Members of the Civic Orchestra of Chicago perform 'Quintette' by Michal Massoud.
© Todd Rosenberg Photography
For the Fellows of the Civic Orchestra of Chicago, the 2020/21 season’s Call for Scores project offered an opportunity to discover and perform exciting new pieces by a range of contemporary composers. The culminating program, titled Civic Episode 5: Form the Fabric, will be available to stream for free on CSOtv beginning on June 17.
Led by a team of five Civic Fellows, the Call for Scores invited composers from around the world to submit works beginning in the fall of 2020. Mindful of the difficult year that many musicians have had, and of the ongoing movements for racial justice, the leadership team sought to make the process as accessible and equitable as possible.
To these ends, the requirements were kept to a minimum; composers needed only to submit a score and a statement of intent. Also, the Civic Fellows sought out arts organizations with networks of diverse composers — such as the Sphinx Organization, D-Composed and the Gabriela Lena Frank Creative Academy of Music — to spread the word about the project.
“We really wanted this program to be very well-rounded, to hear voices from different types of people who have gone through different life experiences,” says Civic Fellow Najette Abouelhadi.
More than 200 scores were submitted, and the leadership team members listened to every piece and voted for their top choices. After narrowing down the works that received the most individual votes, the team curated two potential programs and submitted them to the full group of Civic Fellows for a final choice.
“We were blown away by a select few pieces that ended up on this program that we felt really captured an essence of who the composer was,” says Abouelhadi. “Their personalities really came through in all of these pieces.”

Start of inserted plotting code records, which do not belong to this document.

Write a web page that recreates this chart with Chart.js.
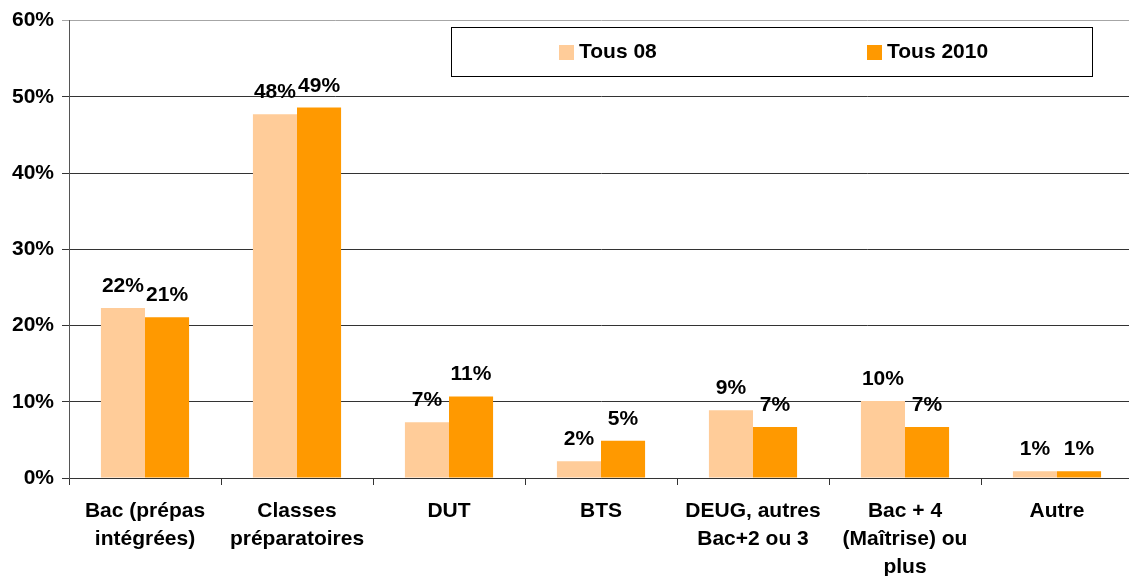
<!DOCTYPE html>
<html lang="fr">
<head>
<meta charset="utf-8">
<title>Tous 08 / Tous 2010</title>
<script src="https://cdn.jsdelivr.net/npm/chart.js@4.4.1/dist/chart.umd.min.js"></script>
<style>
    html, body { margin: 0; padding: 0; background: #fff; overflow: hidden; }
    #wrap { width: 1133px; height: 576px; }
</style>
</head>
<body>
<div id="wrap"><canvas id="chart"></canvas></div>
<script>
// Chart data
const categories = [
    ['Bac (prépas', 'intégrées)'],
    ['Classes', 'préparatoires'],
    'DUT',
    'BTS',
    ['DEUG, autres', 'Bac+2 ou 3'],
    ['Bac + 4', '(Maîtrise) ou', 'plus'],
    'Autre'
];
const seriesNames = ['Tous 08', 'Tous 2010'];
const tous08 = [22.3, 47.7, 7.3, 2.2, 8.9, 10.1, 0.9];
const tous2010 = [21.1, 48.6, 10.7, 4.9, 6.7, 6.7, 0.9];
const yTicks = [0, 10, 20, 30, 40, 50, 60];

const FONT_FAMILY = '"Liberation Sans", Arial, sans-serif';
const FONT = 'bold 21px ' + FONT_FAMILY;

/**
 * Percent labels above each bar
 */
const barLabels = {
    id: 'barLabels',
    afterDatasetsDraw(chart) {
        const ctx = chart.ctx;
        ctx.save();
        ctx.font = FONT;
        ctx.fillStyle = '#000';
        ctx.textAlign = 'center';
        ctx.textBaseline = 'alphabetic';
        chart.data.datasets.forEach((ds, i) => {
            chart.getDatasetMeta(i).data.forEach((bar, j) => {
                ctx.fillText(Math.round(ds.data[j]) + '%', bar.x, bar.y - 16);
            });
        });
        ctx.restore();
    }
};

/**
 * Boxed legend sitting inside the plot area
 */
const boxLegend = {
    id: 'boxLegend',
    afterDraw(chart) {
        const ctx = chart.ctx;
        const box = { x: 451.5, y: 27.5, w: 641, h: 49 };
        const itemX = [559, 867];
        ctx.save();
        ctx.fillStyle = '#fff';
        ctx.fillRect(box.x, box.y, box.w, box.h);
        ctx.strokeStyle = '#000';
        ctx.lineWidth = 1;
        ctx.strokeRect(box.x, box.y, box.w, box.h);
        ctx.font = FONT;
        ctx.textBaseline = 'middle';
        ctx.textAlign = 'left';
        chart.data.datasets.forEach((ds, i) => {
            ctx.fillStyle = ds.backgroundColor;
            ctx.fillRect(itemX[i], 45, 15, 15);
            ctx.fillStyle = '#000';
            ctx.fillText(ds.label, itemX[i] + 20, 52);
        });
        ctx.restore();
    }
};

const ctx = document.getElementById('chart').getContext('2d');
new Chart(ctx, {
    type: 'bar',
    data: {
        labels: categories,
        datasets: [
            {
                label: seriesNames[0],
                data: tous08,
                backgroundColor: '#FFCC99',
                categoryPercentage: 0.58,
                barPercentage: 1.0
            },
            {
                label: seriesNames[1],
                data: tous2010,
                backgroundColor: '#FF9900',
                categoryPercentage: 0.58,
                barPercentage: 1.0
            }
        ]
    },
    options: {
        responsive: true,
        maintainAspectRatio: false,
        animation: false,
        layout: {
            padding: { top: 20, right: 0, bottom: 0, left: 0 }
        },
        plugins: {
            legend: { display: false },
            tooltip: { enabled: false }
        },
        scales: {
            x: {
                grid: {
                    offset: true,
                    drawOnChartArea: false,
                    drawTicks: true,
                    tickLength: 7,
                    color: '#333'
                },
                border: { color: '#333', width: 1 },
                ticks: {
                    color: '#000',
                    padding: 12,
                    maxRotation: 0,
                    autoSkip: false,
                    font: { family: FONT_FAMILY, size: 21, weight: 'bold', lineHeight: 1.333 }
                },
                afterFit(scale) {
                    scale.height = 98;
                }
            },
            y: {
                min: 0,
                max: 60,
                afterBuildTicks(scale) {
                    scale.ticks = yTicks.map(v => ({ value: v }));
                },
                grid: {
                    color: c => (c.tick && c.tick.value === 60 ? '#a6a6a6' : '#333'),
                    tickLength: 7,
                    drawTicks: true
                },
                border: { color: '#555', width: 1 },
                ticks: {
                    color: '#000',
                    padding: 8,
                    font: { family: FONT_FAMILY, size: 21, weight: 'bold' },
                    callback: v => v + '%'
                },
                afterFit(scale) {
                    scale.width = 69;
                }
            }
        }
    },
    plugins: [barLabels, boxLegend]
});
</script>
</body>
</html>
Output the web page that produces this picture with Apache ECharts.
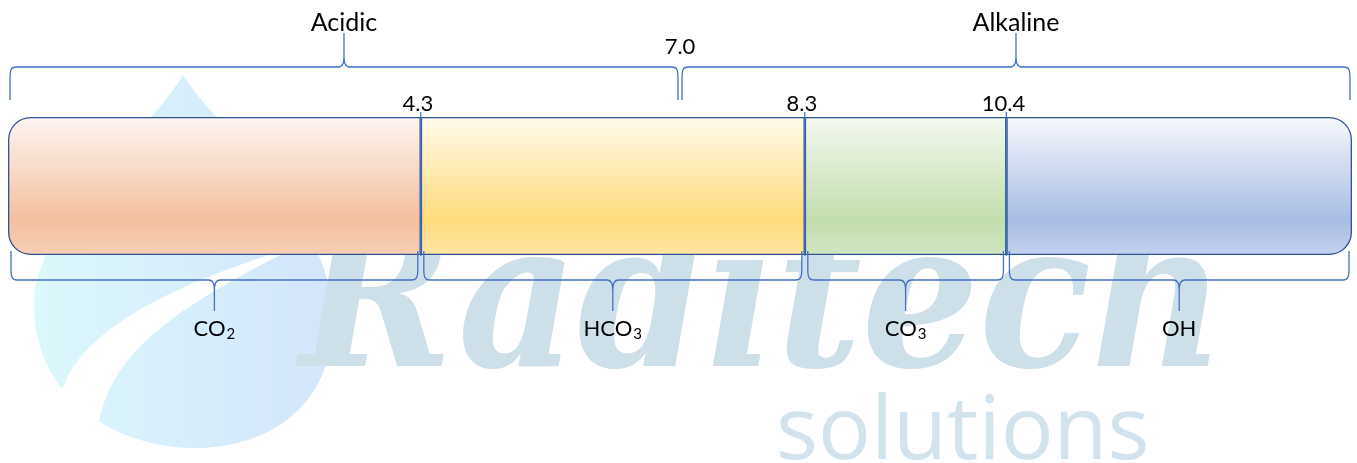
<!DOCTYPE html>
<html>
<head>
<meta charset="utf-8">
<script src="https://cdn.jsdelivr.net/npm/echarts@6/dist/echarts.min.js"></script>
<style>
  html, body { margin: 0; padding: 0; background: #ffffff; }
  #chart { width: 1357px; height: 463px; }
</style>
</head>
<body>
<div id="chart"></div>
<script>
// pH scale
const phMin = 0;
const phMax = 14;

// Species zones along the scale (edges) and their names
const zoneEdges = [0, 4.3, 8.3, 10.4, 14];
const zoneNames = ['CO\u2082', 'HCO\u2083', 'CO\u2083', 'OH'];

// Marked break points between zones
const breakPoints = [4.3, 8.3, 10.4];

// Acidic / alkaline ranges
const rangeEdges = [0, 7.0, 14];
const rangeNames = ['Acidic', 'Alkaline'];
const neutralPoint = [7.0];

const zoneColors = [
  ['#fdf5f1', '#f4c09e', '#f7cfb5'],
  ['#fffaec', '#ffdb7c', '#ffe5a3'],
  ['#f4f9f0', '#c2deae', '#cfe5c1'],
  ['#f6f8fc', '#a8bde4', '#c3d1ec']
];

const FONT = 'Lato, "Noto Sans", sans-serif';
const BRACE = '#4472c4';

const chart = echarts.init(document.getElementById('chart'));

function linear(x, y, x2, y2, stops) {
  return { type: 'linear', x: x, y: y, x2: x2, y2: y2, colorStops: stops, global: false };
}

function grad(c) {
  return linear(0, 0, 0, 1, [
    { offset: 0, color: c[0] },
    { offset: 0.74, color: c[1] },
    { offset: 1, color: c[2] }
  ]);
}

// Turn unicode subscript digits into rich-text tokens so they render as real subscripts
const SUB = '\u2080\u2081\u2082\u2083\u2084\u2085\u2086\u2087\u2088\u2089';
function toRich(name) {
  let out = '';
  let buf = '';
  for (const ch of name) {
    const k = SUB.indexOf(ch);
    if (k >= 0) {
      if (buf) { out += '{m|' + buf + '}'; buf = ''; }
      out += '{s|' + k + '}';
    } else {
      buf += ch;
    }
  }
  if (buf) out += '{m|' + buf + '}';
  return out;
}

// Zone bars, stacked from the edges
const zoneSeries = zoneNames.map((name, i) => {
  const last = zoneNames.length - 1;
  let radius = 0;
  if (i === 0) radius = [22, 0, 0, 22];
  if (i === last) radius = [0, 22, 22, 0];
  return {
    type: 'bar',
    name: name,
    stack: 'ph',
    barWidth: '100%',
    silent: true,
    z: 2,
    data: [+(zoneEdges[i + 1] - zoneEdges[i]).toFixed(2)],
    itemStyle: {
      color: grad(zoneColors[i]),
      borderColor: '#2f5496',
      borderWidth: 1.3,
      borderRadius: radius
    }
  };
});

// Curly brace path between x1 and x2, horizontal at yLine, tip toward yTip
function bracePath(x1, x2, yEnd, yLine, yTip) {
  const s = yTip > yLine ? 1 : -1;
  const e = -s;
  const xm = (x1 + x2) / 2;
  return [
    'M', x1, yEnd,
    'L', x1, yLine + e * 11,
    'C', x1, yLine + e * 3, x1 + 1, yLine, x1 + 6, yLine,
    'L', xm - 6, yLine,
    'C', xm - 1, yLine, xm, yLine + s * 4, xm, yLine + s * 12,
    'L', xm, yTip,
    'M', xm, yLine + s * 12,
    'C', xm, yLine + s * 4, xm + 1, yLine, xm + 6, yLine,
    'L', x2 - 6, yLine,
    'C', x2 - 1, yLine, x2, yLine + e * 3, x2, yLine + e * 11,
    'L', x2, yEnd
  ].join(' ');
}

const allNames = zoneNames.concat(rangeNames);

function renderBrace(params, api) {
  const a = api.coord([api.value(0), 0]);
  const b = api.coord([api.value(1), 0]);
  const side = api.value(2);
  const label = allNames[api.value(3)];
  const band = api.size([0, 1])[1];
  const top = a[1] - band / 2;
  const bottom = a[1] + band / 2;
  let x1, x2, yEnd, yLine, yTip, ly, fs;
  if (side === 0) {
    x1 = a[0] + 2; x2 = b[0] - 2;
    yEnd = top - 17; yLine = top - 50; yTip = top - 84; ly = yTip - 10; fs = 25;
  } else {
    x1 = a[0] + 3; x2 = b[0] - 3;
    yEnd = bottom - 4; yLine = bottom + 25; yTip = bottom + 56; ly = yTip + 18; fs = 22;
  }
  const xm = (x1 + x2) / 2;
  return {
    type: 'group',
    children: [
      {
        type: 'path',
        shape: { pathData: bracePath(x1, x2, yEnd, yLine, yTip) },
        style: { fill: 'none', stroke: BRACE, lineWidth: 1.3 }
      },
      {
        type: 'text',
        style: {
          text: toRich(label), x: xm, y: ly,
          align: 'center', verticalAlign: 'middle',
          fill: '#000000',
          rich: {
            m: { fontFamily: FONT, fontSize: fs, lineHeight: fs + 4, fill: '#000000' },
            s: { fontFamily: FONT, fontSize: Math.round(fs * 0.68), verticalAlign: 'bottom', lineHeight: fs + 4, padding: [0, 0, 0, 1], fill: '#000000' }
          }
        }
      }
    ]
  };
}

// Company watermark drawn behind the scale
function renderWatermark() {
  return {
    type: 'group',
    children: [
      {
        type: 'path',
        shape: { pathData: 'M183,75 C215,128 332,215 333,318 C334,398 278,446 200,448 C122,450 34,402 34,305 C34,222 150,132 183,75 Z' },
        style: {
          fill: linear(0, 0, 1, 0, [
            { offset: 0, color: '#dbf8fc' },
            { offset: 1, color: '#d3e5fb' }
          ])
        }
      },
      {
        type: 'path',
        shape: { pathData: 'M62,445 C38,360 120,300 300,245 C160,315 100,360 96,448 Z' },
        style: { fill: '#ffffff' }
      },
      {
        type: 'text',
        style: {
          text: 'Raditech', x: 300, y: 415,
          align: 'left', verticalAlign: 'bottom',
          font: 'italic bold 205px "DejaVu Serif Condensed", "DejaVu Serif", serif',
          fill: '#cddfe9'
        }
      },
      {
        type: 'text',
        style: {
          text: 'solutions', x: 776, y: 478,
          align: 'left', verticalAlign: 'bottom',
          font: '88px "Open Sans", sans-serif',
          fill: '#d3e3ed'
        }
      }
    ]
  };
}

const topBraces = rangeNames.map((n, i) => [rangeEdges[i], rangeEdges[i + 1], 0, allNames.indexOf(n)]);
const bottomBraces = zoneNames.map((n, i) => [zoneEdges[i], zoneEdges[i + 1], 1, allNames.indexOf(n)]);

const option = {
  animation: false,
  backgroundColor: '#ffffff',
  grid: { left: 8, right: 5, top: 117, height: 138 },
  xAxis: { type: 'value', min: phMin, max: phMax, show: false },
  yAxis: { type: 'category', data: ['pH'], show: false },
  series: [
    {
      type: 'custom',
      name: 'watermark',
      silent: true,
      z: 0,
      clip: false,
      data: [[phMin]],
      renderItem: renderWatermark
    }
  ].concat(zoneSeries).concat([
    {
      type: 'custom',
      name: 'braces',
      silent: true,
      z: 3,
      data: topBraces.concat(bottomBraces),
      renderItem: renderBrace
    },
    {
      type: 'custom',
      name: 'breaks',
      silent: true,
      z: 4,
      data: breakPoints.map(v => [v]),
      renderItem: function (params, api) {
        const p = api.coord([api.value(0), 0]);
        const band = api.size([0, 1])[1];
        const top = p[1] - band / 2;
        const bottom = p[1] + band / 2;
        return {
          type: 'group',
          children: [
            {
              type: 'line',
              shape: { x1: p[0], y1: top - 5, x2: p[0], y2: bottom + 1 },
              style: { stroke: BRACE, lineWidth: 1.2 }
            },
            {
              type: 'text',
              style: {
                text: api.value(0).toFixed(1), x: p[0] - 3, y: top - 13,
                align: 'center', verticalAlign: 'middle',
                font: '22px ' + FONT, fill: '#000000'
              }
            }
          ]
        };
      }
    },
    {
      type: 'custom',
      name: 'neutral',
      silent: true,
      z: 4,
      data: neutralPoint.map(v => [v]),
      renderItem: function (params, api) {
        const p = api.coord([api.value(0), 0]);
        const band = api.size([0, 1])[1];
        const top = p[1] - band / 2;
        return {
          type: 'text',
          style: {
            text: api.value(0).toFixed(1), x: p[0], y: top - 70,
            align: 'center', verticalAlign: 'middle',
            font: '22px ' + FONT, fill: '#000000'
          }
        };
      }
    }
  ])
};

chart.setOption(option);
</script>
</body>
</html>
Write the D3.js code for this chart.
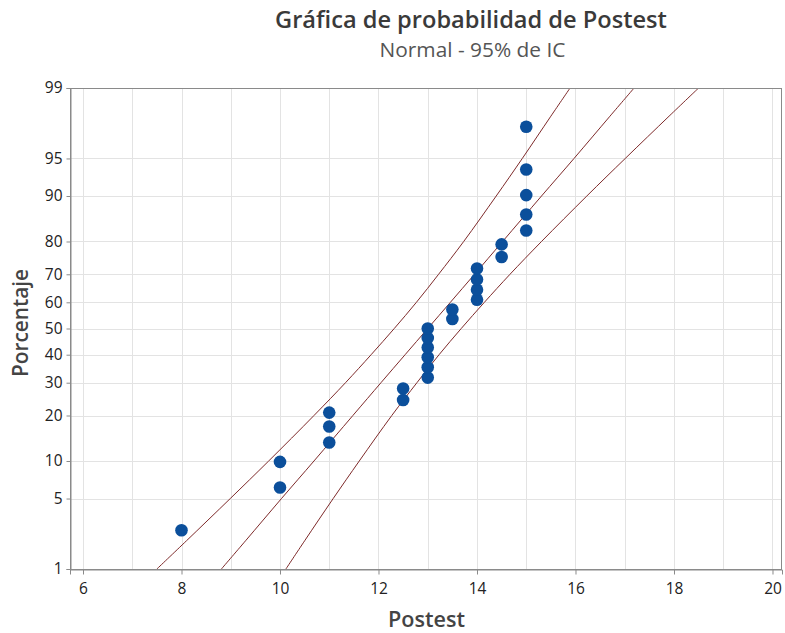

The program opens with Nina Shekhar’s Above the Fray, a string quartet that deconstructs the Prelude to Bach’s First Cello Suite. Next, Michal Massoud’s Quintette bridges the gap between different genres and performance practices, drawing on improvisation and musical influences from the composer’s native Lebanon.
In Recycled Effervescence, Kyle Krause uses recycled glass bottles to create unique soundscapes, while Form the Fabric by inti figgis-vizueta is inspired by an archaeologist’s description of the cosmological understandings of the Incan and Andean peoples. In addition to these four pieces selected through the Call for Scores, the program features Tonia Ko’s Escape-Landscape, which evokes the transformation between how an image is viewed from a distance versus in close proximity.
Once the repertoire was finalized, members of the Civic Orchestra rehearsed in person at Symphony Center. “Any time that the Fellows are all in the same room, making music together is really amazing,” says Civic Fellow Alexandria Hoffman.
“It was just so nice to spend so much time again in Symphony Center,” adds Civic Fellow Bethany Pereboom.
During rehearsals, musicians worked with each composer via Zoom. “It’s so special whenever you get to play any piece for a composer and bring it to life,” says Hoffman. “It’s really fun to see their eyes light up at what we’re doing, especially when we get something exactly how they pictured it. That’s always a very good feeling.”
When the episode becomes available to audiences on CSOtv, “I really hope [listeners] will take away an excitement for these amazing composers and seek out their music,” says Pereboom.
“Contemporary music is not all the same,” adds Abouelhadi. “There are melodies, there is passion, there is innate musicality in the young people who are writing music today. There is such a broad spectrum of music being written, and there is something to be appreciated about all of it.”
The 2020/21 Civic Fellows perform 'Form the Fabric' by inti figgis-vizueta.